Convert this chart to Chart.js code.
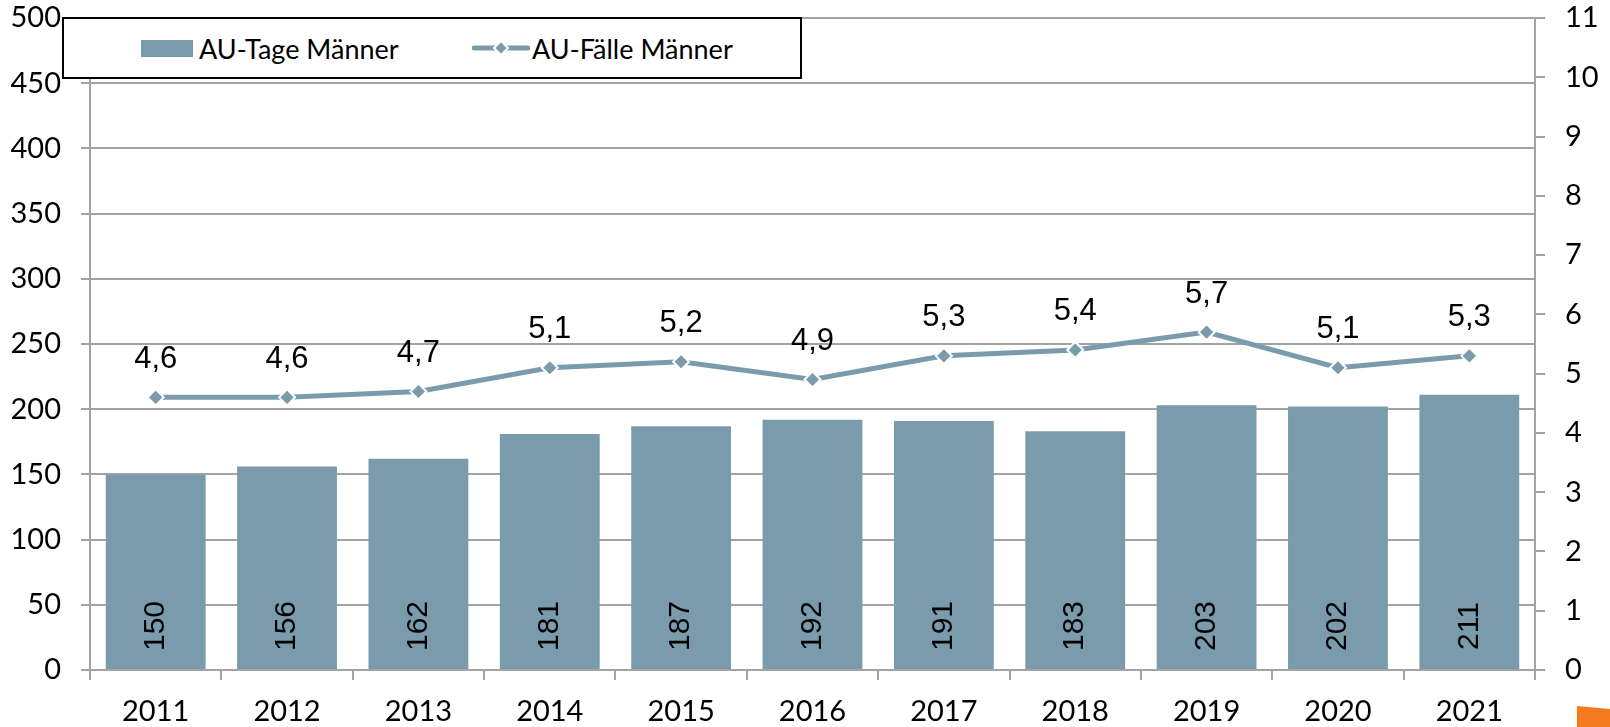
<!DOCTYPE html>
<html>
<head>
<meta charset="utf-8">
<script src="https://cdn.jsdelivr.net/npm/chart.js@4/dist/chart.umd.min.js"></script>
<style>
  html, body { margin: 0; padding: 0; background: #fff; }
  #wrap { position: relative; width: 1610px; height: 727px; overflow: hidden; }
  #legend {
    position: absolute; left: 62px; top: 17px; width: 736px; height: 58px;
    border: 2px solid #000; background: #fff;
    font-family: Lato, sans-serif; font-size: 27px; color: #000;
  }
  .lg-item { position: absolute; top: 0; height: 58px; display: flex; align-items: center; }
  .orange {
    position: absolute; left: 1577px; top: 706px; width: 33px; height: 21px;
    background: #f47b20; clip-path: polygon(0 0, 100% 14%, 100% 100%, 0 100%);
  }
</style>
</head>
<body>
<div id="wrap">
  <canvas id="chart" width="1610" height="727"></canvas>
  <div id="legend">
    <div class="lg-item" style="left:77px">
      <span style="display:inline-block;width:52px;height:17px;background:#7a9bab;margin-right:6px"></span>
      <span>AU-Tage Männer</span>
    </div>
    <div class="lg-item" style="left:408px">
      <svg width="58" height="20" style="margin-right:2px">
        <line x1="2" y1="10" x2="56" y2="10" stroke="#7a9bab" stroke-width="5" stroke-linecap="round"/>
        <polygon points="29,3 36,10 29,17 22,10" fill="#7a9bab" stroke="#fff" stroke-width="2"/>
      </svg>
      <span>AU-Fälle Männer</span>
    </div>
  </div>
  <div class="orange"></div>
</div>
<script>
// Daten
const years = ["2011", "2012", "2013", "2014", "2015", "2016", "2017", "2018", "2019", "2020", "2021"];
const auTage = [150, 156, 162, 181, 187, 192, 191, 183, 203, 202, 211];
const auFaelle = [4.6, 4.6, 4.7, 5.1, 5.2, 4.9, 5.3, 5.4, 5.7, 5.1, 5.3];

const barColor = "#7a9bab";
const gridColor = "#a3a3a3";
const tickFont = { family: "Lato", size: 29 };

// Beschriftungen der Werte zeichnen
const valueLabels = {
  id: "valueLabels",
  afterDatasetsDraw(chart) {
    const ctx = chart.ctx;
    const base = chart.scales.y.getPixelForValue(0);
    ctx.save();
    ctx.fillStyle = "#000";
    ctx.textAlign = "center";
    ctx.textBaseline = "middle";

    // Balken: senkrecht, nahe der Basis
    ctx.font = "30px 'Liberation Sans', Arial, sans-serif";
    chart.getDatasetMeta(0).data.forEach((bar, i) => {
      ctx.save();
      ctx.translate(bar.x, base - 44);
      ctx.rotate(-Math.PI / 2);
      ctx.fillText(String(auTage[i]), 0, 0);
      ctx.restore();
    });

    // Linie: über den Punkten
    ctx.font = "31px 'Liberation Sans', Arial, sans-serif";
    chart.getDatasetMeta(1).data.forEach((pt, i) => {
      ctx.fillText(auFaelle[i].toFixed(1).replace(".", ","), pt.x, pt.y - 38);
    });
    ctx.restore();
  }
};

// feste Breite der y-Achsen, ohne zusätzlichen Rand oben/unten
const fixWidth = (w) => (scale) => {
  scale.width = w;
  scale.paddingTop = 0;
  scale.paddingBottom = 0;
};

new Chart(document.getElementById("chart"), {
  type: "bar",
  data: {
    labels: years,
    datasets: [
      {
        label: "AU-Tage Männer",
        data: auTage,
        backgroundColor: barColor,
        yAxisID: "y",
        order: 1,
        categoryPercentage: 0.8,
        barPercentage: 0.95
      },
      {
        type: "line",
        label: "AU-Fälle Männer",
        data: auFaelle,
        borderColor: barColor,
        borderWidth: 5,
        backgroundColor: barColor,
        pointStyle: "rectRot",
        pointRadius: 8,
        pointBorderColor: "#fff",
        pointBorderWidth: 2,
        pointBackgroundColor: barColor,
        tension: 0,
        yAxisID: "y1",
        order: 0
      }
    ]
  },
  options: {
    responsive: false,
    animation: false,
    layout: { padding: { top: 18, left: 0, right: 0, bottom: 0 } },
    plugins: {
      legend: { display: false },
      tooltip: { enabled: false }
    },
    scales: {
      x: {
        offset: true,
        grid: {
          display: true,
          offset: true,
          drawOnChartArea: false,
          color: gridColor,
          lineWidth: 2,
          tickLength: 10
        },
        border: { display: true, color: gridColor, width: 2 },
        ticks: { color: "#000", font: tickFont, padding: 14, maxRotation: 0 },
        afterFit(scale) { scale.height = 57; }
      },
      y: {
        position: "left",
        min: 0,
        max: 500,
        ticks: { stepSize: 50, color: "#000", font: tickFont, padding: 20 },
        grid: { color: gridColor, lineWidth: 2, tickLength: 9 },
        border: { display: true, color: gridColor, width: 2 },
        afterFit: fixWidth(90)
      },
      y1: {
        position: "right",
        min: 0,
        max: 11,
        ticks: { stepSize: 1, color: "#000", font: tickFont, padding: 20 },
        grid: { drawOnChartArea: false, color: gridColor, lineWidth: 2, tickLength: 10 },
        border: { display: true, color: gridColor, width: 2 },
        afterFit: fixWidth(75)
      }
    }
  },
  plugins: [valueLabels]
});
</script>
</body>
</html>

==

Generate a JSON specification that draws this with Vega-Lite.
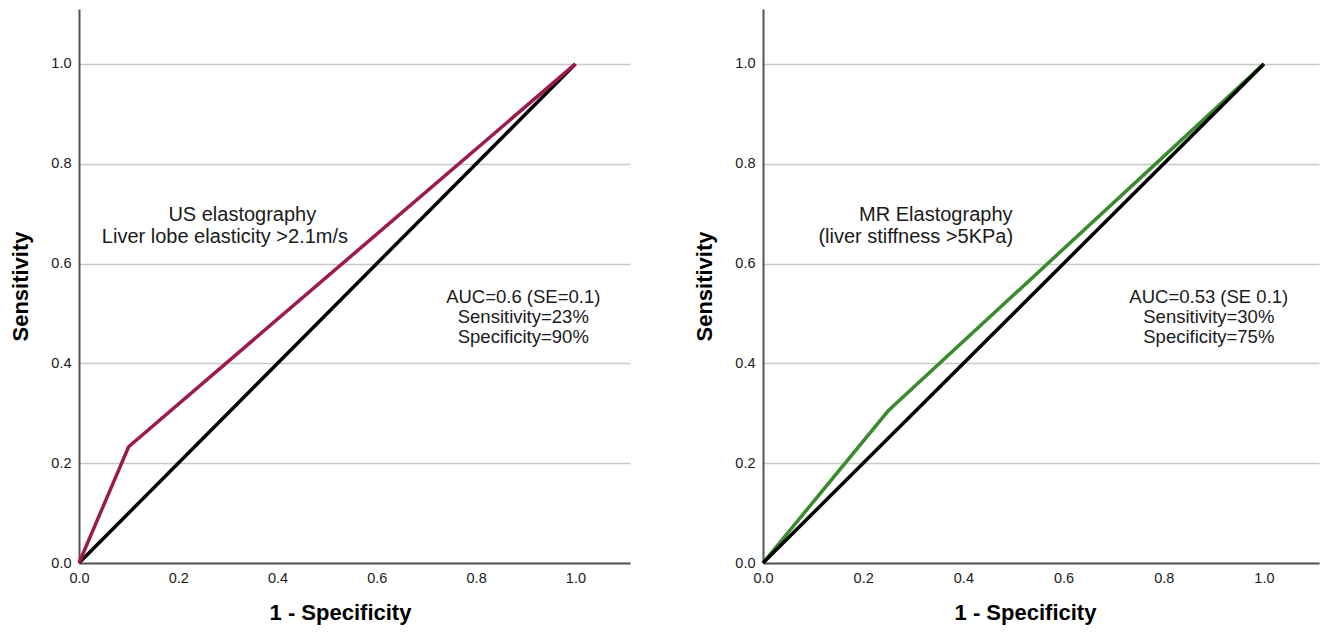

--

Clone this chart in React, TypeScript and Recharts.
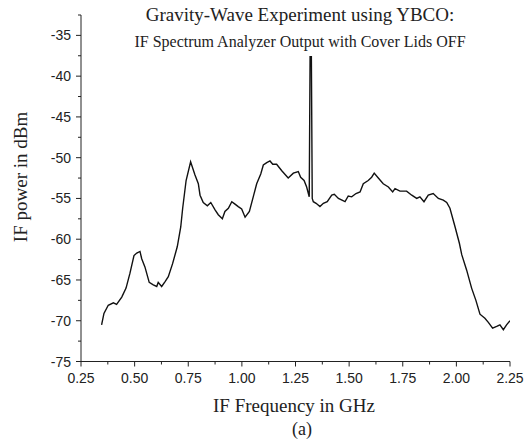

WHAT THE EXERCISE ASKS = Where a line in the entries holds "this", copy that line.

EXERCISE SOLUTION =
Convert this chart to Chart.js code.
Generate a JSON specification that draws this with Vega-Lite.
Clone this chart in React, TypeScript and Recharts.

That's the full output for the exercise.